When You Come Back (and You Will Come Back, There's the Whole World Waiting for You) is a World War I era song written and composed by George M. Cohan and produced by M. Whitmark and Sons, New York in 1918.

==Reception==
The song was described in The Music Trades magazine as "the biggest popular song success ever published." It reached number nine on the US Billboard charts in January 1919.

==Notable Performances==

During an event for the campaign for the Fourth Liberty Loan at the Metropolitan Opera House in New York, John McCormack performed the song.

==Recordings==
John McCormack recorded a version with Victor Records in 1918.
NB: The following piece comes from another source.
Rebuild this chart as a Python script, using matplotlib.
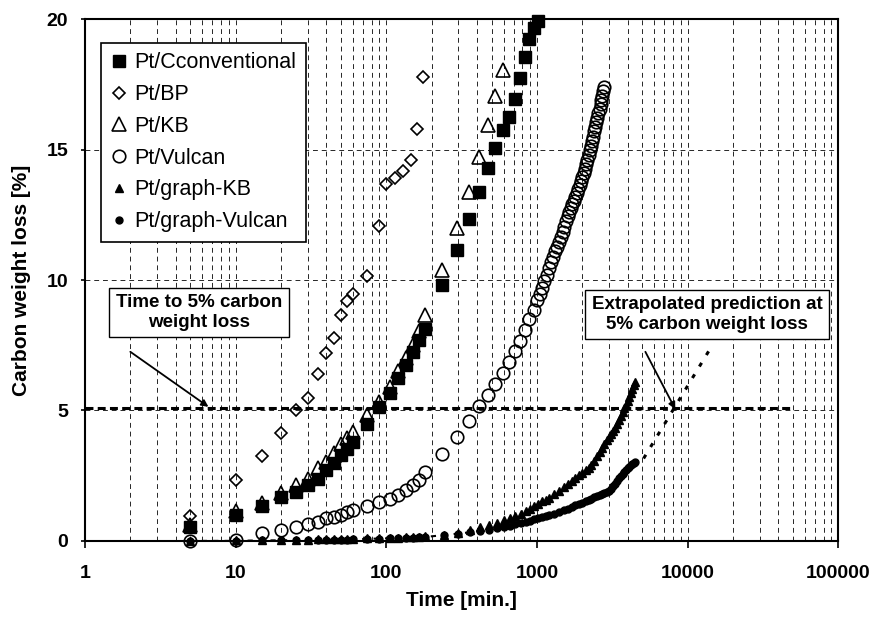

Henry Burr also recorded a version of the song.

==Lyrics==
1st Verse:

"From Frisco Bay to Old Broadway,

Today all over the U.S.A.,

We know we're fighting the foe.

So we all stand steady and ready to go,

We know no fear, we know no tear,

And all we hear is the Yankee cheer.

I heard a girlie say

To her boy as he marched away:"

Chorus:

"When you come back, if you do come back,

You'll hear the Yankee cry, 'Atta boy, Jack!'

And when you return, remember to bring

Some little thing that you get from the King,

And drop me a line from Germany,

Do, Yankee Doodle, do!

When you come back, and you will come back,

There's the whole world waiting for you!"

2nd Verse:

It's rum, tum, tum, the fife and drum,

So march in time for the time has come

To smash right through with a bang,

With the same old spirit when liberty rand!

To win, begin to rush right in

And fly our flag over old Berlin!

Let's let our message be

To the Yankee across the sea:"

Chorus

==Awards==
In a 1918 song contest at Proctor's Twenty-Third Street Theatre in New York, When You Come Back and You Will Come Back won the prize.